[Record list start]
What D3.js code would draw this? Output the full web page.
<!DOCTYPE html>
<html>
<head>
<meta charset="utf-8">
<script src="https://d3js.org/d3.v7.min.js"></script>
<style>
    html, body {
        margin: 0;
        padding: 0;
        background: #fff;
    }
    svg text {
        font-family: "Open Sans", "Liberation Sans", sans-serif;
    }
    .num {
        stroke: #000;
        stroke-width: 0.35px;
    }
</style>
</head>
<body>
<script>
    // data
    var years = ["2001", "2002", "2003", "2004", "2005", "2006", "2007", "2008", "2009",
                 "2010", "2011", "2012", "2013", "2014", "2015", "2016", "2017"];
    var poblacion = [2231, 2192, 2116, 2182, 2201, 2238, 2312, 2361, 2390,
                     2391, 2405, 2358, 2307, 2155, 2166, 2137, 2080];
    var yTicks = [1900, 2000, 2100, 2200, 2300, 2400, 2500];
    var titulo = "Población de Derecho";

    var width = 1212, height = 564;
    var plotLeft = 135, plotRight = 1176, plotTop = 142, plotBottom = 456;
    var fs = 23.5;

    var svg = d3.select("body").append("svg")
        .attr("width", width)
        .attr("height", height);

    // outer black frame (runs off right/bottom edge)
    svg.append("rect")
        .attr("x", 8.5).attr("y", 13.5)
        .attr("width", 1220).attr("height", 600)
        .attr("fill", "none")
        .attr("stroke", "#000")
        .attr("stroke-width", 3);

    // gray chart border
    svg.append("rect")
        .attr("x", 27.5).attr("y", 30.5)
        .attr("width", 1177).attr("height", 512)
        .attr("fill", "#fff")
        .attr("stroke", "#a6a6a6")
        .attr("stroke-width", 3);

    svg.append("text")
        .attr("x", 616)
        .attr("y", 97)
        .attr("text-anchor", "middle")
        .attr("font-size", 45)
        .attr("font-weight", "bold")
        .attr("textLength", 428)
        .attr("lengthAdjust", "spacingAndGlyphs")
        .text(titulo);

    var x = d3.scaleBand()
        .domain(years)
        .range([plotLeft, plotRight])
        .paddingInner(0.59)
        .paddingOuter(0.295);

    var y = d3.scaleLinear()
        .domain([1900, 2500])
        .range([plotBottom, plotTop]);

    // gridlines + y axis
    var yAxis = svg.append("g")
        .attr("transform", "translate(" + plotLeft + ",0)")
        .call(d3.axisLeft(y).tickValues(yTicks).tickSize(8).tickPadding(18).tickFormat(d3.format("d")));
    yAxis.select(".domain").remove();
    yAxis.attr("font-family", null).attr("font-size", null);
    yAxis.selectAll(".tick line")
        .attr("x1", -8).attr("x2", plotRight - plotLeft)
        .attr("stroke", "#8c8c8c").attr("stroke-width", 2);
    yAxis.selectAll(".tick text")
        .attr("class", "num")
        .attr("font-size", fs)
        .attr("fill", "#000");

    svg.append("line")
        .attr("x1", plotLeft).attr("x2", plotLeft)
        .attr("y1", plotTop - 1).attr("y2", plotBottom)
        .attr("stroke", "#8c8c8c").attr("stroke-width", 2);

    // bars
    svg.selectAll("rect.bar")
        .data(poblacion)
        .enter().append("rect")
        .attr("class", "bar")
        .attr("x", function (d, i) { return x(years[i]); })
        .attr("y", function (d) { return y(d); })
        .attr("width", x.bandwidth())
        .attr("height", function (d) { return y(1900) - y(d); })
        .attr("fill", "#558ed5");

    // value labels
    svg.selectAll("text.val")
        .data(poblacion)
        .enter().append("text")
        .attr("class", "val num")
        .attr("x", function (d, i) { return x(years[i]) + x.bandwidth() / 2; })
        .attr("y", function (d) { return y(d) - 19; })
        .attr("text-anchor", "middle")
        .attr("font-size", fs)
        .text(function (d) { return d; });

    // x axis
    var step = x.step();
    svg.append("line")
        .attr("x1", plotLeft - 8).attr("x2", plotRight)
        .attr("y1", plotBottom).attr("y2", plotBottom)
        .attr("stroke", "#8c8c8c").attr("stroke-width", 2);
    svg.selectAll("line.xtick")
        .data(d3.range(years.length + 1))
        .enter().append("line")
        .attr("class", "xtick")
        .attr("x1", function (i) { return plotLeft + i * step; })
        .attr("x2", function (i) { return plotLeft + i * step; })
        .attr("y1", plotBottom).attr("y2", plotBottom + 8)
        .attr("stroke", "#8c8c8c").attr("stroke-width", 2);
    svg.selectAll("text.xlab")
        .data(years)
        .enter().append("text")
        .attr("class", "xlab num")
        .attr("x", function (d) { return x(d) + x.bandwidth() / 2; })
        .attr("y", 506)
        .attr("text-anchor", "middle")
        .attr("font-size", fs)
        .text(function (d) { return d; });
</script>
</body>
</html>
[Record list end]
[Record list start]
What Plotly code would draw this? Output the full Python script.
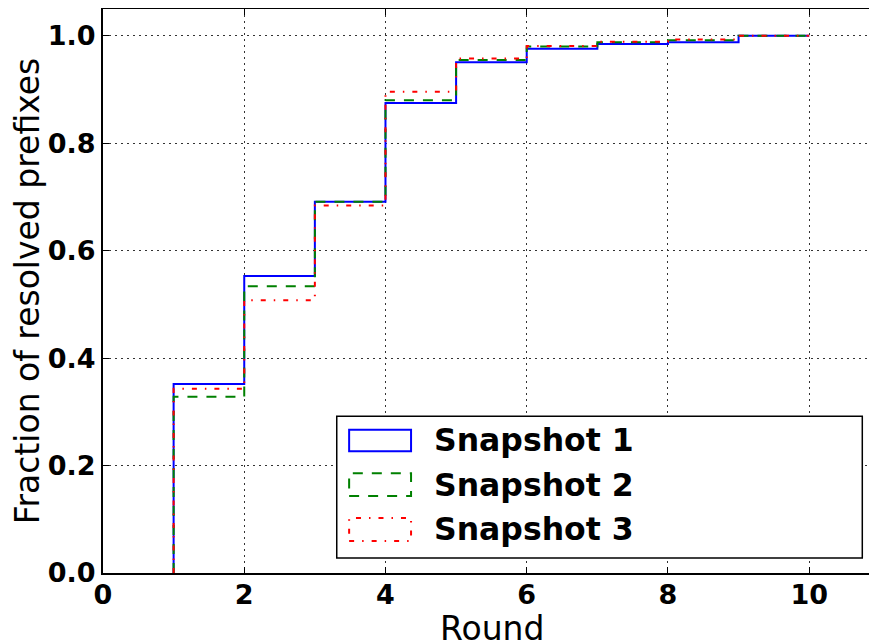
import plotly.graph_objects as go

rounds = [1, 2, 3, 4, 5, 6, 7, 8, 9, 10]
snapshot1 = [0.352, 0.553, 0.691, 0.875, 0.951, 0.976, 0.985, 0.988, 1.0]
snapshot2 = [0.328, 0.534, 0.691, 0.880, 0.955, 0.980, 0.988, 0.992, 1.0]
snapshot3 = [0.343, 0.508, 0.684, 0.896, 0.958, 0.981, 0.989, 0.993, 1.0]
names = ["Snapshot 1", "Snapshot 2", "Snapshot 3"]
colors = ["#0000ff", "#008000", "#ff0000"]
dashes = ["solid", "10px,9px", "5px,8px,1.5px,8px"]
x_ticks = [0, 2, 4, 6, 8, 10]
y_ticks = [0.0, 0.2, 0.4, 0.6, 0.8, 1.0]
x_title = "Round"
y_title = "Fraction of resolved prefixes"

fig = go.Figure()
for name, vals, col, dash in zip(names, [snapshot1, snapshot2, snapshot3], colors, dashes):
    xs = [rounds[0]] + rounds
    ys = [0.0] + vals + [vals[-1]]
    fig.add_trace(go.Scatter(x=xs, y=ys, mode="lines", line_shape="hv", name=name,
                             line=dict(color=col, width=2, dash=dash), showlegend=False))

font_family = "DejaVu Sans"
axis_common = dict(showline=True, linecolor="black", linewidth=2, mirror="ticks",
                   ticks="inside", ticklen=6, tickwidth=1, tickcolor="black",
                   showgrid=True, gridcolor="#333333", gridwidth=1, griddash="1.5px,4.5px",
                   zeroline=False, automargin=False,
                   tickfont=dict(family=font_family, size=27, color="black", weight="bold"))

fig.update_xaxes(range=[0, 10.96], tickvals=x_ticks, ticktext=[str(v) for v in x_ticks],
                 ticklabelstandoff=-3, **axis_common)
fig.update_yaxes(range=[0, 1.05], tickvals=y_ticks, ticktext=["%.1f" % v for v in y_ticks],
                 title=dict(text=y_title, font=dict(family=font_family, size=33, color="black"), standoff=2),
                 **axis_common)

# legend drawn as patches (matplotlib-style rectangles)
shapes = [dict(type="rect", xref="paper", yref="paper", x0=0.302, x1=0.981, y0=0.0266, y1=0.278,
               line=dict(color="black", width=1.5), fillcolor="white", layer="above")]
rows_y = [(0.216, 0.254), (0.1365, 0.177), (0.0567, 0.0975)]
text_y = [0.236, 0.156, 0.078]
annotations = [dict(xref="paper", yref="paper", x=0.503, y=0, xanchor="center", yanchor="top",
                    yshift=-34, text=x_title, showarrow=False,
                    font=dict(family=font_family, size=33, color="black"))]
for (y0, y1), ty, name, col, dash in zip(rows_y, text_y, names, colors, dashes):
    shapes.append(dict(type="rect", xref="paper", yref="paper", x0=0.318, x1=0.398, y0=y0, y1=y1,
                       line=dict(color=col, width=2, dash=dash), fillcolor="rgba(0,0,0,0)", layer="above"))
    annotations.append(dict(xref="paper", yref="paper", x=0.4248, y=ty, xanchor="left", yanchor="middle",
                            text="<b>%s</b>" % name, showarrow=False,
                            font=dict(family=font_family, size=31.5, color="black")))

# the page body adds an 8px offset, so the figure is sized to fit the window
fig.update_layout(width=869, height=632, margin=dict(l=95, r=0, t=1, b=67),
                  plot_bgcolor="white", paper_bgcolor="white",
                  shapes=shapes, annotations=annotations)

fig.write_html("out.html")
[Record list end]
▶ Required task
Pull out only the lines from the one with "What Plotly code" up to and including the one with "import plotly.graph_objects as go", and drop any pictures along the way.

▶ Response for this exercise
What Plotly code would draw this? Output the full Python script.
import plotly.graph_objects as go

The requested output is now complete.